What is being asked:
Only the lines from the start of the data below through the line that contains "YAxis, Legend, Label" are to be copied, exactly and without pictures.

Information supplied:
☆ ☆ ☆ ☆ ☆ ☆ ☆
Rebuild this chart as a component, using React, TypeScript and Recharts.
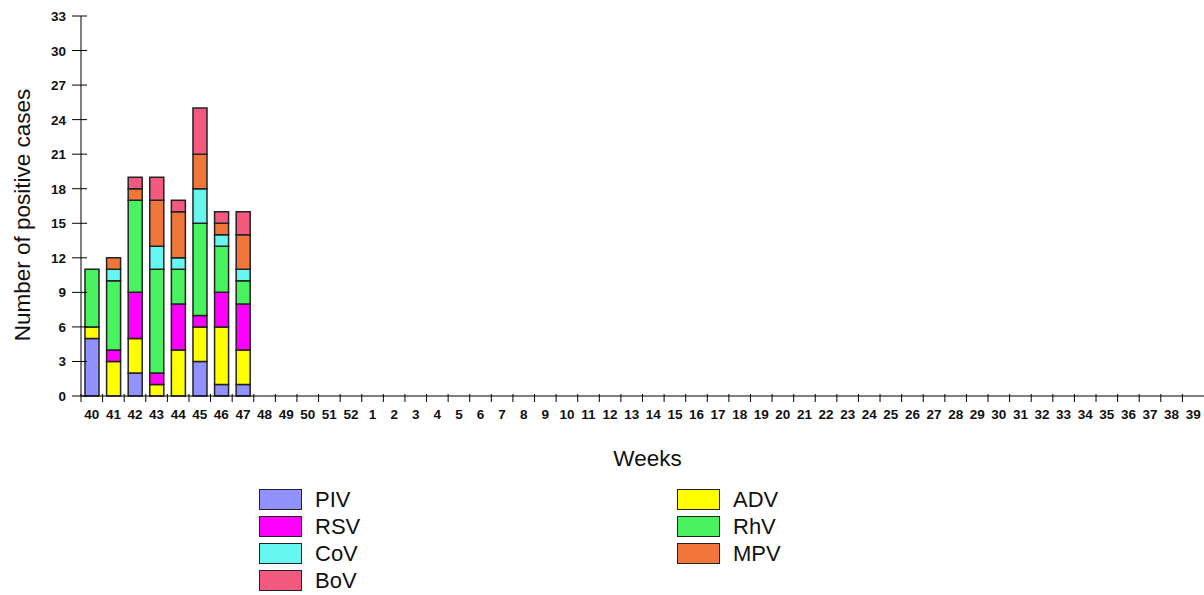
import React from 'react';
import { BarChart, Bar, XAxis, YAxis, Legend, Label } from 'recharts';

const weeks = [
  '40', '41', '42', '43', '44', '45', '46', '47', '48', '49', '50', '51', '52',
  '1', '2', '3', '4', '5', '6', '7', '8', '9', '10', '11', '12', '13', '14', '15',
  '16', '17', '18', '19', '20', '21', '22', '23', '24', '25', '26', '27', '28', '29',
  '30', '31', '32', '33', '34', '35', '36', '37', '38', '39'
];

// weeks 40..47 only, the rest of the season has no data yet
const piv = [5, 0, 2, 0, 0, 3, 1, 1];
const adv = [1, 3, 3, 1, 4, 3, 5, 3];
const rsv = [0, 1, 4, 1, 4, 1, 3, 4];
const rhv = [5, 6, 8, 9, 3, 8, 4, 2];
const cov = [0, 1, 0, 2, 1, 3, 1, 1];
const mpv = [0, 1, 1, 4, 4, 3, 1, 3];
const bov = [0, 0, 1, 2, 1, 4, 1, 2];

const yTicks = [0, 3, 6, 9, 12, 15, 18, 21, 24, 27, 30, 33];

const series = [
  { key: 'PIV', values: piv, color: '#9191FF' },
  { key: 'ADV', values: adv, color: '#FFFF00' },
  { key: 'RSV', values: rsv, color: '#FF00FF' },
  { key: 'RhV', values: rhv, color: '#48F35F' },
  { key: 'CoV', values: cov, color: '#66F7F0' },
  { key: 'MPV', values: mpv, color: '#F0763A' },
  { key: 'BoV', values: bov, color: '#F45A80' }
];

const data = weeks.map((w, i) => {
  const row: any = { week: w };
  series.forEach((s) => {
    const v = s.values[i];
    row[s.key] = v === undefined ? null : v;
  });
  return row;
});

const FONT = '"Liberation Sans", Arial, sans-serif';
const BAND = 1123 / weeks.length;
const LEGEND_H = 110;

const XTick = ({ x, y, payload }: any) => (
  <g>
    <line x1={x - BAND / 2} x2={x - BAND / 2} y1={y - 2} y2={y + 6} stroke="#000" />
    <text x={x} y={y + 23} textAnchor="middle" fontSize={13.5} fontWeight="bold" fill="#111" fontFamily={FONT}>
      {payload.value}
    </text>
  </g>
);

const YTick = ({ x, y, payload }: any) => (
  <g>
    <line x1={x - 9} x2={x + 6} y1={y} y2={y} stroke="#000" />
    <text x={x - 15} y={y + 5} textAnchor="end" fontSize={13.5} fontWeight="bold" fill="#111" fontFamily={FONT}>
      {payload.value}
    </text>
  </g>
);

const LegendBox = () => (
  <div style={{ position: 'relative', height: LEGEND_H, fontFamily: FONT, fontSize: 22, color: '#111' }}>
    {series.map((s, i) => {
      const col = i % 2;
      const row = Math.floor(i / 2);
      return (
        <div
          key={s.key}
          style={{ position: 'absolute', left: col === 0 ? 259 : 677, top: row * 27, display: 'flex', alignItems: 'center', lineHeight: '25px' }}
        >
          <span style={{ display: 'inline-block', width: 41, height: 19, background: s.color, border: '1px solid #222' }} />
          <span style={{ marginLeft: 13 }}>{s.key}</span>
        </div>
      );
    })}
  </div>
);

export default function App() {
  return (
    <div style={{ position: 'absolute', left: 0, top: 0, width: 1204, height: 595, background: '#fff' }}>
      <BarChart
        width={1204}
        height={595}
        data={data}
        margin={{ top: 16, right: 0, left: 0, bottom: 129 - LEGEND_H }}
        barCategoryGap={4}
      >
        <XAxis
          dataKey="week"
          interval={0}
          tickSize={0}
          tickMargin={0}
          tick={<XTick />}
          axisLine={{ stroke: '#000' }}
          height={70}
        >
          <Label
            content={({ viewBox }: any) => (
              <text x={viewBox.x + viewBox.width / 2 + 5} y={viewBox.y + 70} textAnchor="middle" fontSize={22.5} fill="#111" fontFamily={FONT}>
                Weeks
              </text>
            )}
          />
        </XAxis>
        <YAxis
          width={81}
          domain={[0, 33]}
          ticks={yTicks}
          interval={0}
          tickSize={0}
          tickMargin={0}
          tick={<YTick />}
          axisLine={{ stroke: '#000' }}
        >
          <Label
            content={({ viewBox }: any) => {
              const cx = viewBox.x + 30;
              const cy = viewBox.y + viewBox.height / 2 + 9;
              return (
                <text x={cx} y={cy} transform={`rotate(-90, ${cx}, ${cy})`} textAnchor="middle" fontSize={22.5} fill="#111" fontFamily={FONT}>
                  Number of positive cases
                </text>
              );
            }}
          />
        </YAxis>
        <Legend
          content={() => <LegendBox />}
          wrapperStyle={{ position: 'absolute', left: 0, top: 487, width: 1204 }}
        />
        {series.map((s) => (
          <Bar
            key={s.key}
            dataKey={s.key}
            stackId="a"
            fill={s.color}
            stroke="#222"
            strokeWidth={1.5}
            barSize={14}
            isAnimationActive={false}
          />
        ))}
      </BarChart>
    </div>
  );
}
☆ ☆ ☆ ☆ ☆ ☆ ☆
Output for this task:
Rebuild this chart as a component, using React, TypeScript and Recharts.
import React from 'react';
import { BarChart, Bar, XAxis, YAxis, Legend, Label } from 'recharts';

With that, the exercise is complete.